-- start of Given material --

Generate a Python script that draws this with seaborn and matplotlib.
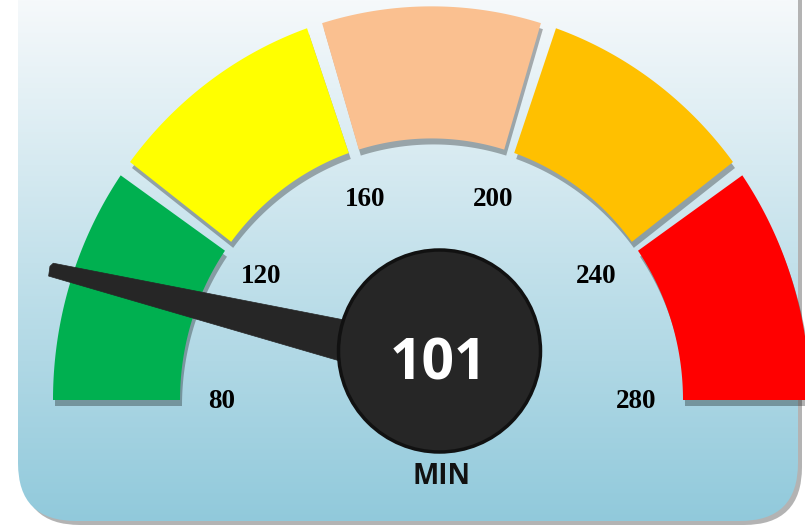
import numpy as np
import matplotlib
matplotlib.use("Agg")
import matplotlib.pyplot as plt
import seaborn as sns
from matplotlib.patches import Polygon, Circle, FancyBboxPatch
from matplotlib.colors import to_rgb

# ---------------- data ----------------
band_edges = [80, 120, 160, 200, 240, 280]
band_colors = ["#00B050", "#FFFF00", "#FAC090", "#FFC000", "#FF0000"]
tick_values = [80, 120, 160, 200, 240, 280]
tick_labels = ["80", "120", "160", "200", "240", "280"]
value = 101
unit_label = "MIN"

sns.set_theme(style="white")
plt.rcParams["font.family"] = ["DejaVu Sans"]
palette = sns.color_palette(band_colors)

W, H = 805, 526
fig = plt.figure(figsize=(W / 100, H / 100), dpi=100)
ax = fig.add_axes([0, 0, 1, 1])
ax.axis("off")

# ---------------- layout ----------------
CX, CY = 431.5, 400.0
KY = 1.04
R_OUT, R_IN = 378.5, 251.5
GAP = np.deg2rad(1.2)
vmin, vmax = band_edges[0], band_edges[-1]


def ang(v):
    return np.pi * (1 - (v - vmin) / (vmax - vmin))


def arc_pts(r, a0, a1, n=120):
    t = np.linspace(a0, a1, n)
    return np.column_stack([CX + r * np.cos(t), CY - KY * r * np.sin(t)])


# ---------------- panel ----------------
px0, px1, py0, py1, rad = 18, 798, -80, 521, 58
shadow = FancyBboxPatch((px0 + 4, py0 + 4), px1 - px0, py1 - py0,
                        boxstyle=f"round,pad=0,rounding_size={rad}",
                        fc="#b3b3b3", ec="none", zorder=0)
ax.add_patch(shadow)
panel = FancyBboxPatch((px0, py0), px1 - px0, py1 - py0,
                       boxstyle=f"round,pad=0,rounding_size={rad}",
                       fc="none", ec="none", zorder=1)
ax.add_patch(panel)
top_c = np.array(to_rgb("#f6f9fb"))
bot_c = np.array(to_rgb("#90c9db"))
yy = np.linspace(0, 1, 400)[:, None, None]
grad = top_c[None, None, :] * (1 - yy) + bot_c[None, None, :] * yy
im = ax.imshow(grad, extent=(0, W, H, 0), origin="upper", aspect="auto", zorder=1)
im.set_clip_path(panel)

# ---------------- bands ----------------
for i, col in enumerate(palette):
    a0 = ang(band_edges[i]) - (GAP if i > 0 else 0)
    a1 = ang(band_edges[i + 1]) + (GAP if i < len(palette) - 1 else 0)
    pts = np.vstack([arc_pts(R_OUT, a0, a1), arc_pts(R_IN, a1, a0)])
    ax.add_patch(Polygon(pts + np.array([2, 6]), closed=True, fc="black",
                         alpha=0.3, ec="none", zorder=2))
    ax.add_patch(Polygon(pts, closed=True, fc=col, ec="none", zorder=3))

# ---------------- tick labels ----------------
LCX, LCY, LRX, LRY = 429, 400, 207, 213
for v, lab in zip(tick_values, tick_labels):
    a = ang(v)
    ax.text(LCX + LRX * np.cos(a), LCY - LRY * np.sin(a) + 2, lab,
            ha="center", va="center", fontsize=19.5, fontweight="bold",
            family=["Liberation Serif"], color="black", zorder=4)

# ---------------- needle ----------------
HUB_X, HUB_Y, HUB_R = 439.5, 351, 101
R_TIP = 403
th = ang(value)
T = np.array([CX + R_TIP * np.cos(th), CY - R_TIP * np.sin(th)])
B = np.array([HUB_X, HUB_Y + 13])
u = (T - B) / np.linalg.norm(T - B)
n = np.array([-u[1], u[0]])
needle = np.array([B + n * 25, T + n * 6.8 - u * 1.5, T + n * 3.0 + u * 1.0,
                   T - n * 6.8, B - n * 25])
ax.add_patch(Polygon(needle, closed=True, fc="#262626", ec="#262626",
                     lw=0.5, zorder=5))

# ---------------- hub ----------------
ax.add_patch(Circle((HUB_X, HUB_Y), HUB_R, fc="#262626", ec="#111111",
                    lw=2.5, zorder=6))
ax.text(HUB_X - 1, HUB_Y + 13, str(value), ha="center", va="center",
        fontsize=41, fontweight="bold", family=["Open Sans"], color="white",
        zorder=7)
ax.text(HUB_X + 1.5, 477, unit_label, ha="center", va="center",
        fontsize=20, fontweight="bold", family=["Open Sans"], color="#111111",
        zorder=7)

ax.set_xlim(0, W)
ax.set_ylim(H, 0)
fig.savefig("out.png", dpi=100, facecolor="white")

-- end of Given material --

§ Short exercise
Exactly as they appear, print the lines of the listing above from its first line through the line that contains "return np.column_stack([CX +", minus the pictures.

§ Expected answer
Generate a Python script that draws this with seaborn and matplotlib.
import numpy as np
import matplotlib
matplotlib.use("Agg")
import matplotlib.pyplot as plt
import seaborn as sns
from matplotlib.patches import Polygon, Circle, FancyBboxPatch
from matplotlib.colors import to_rgb

# ---------------- data ----------------
band_edges = [80, 120, 160, 200, 240, 280]
band_colors = ["#00B050", "#FFFF00", "#FAC090", "#FFC000", "#FF0000"]
tick_values = [80, 120, 160, 200, 240, 280]
tick_labels = ["80", "120", "160", "200", "240", "280"]
value = 101
unit_label = "MIN"

sns.set_theme(style="white")
plt.rcParams["font.family"] = ["DejaVu Sans"]
palette = sns.color_palette(band_colors)

W, H = 805, 526
fig = plt.figure(figsize=(W / 100, H / 100), dpi=100)
ax = fig.add_axes([0, 0, 1, 1])
ax.axis("off")

# ---------------- layout ----------------
CX, CY = 431.5, 400.0
KY = 1.04
R_OUT, R_IN = 378.5, 251.5
GAP = np.deg2rad(1.2)
vmin, vmax = band_edges[0], band_edges[-1]


def ang(v):
    return np.pi * (1 - (v - vmin) / (vmax - vmin))


def arc_pts(r, a0, a1, n=120):
    t = np.linspace(a0, a1, n)
    return np.column_stack([CX + r * np.cos(t), CY - KY * r * np.sin(t)])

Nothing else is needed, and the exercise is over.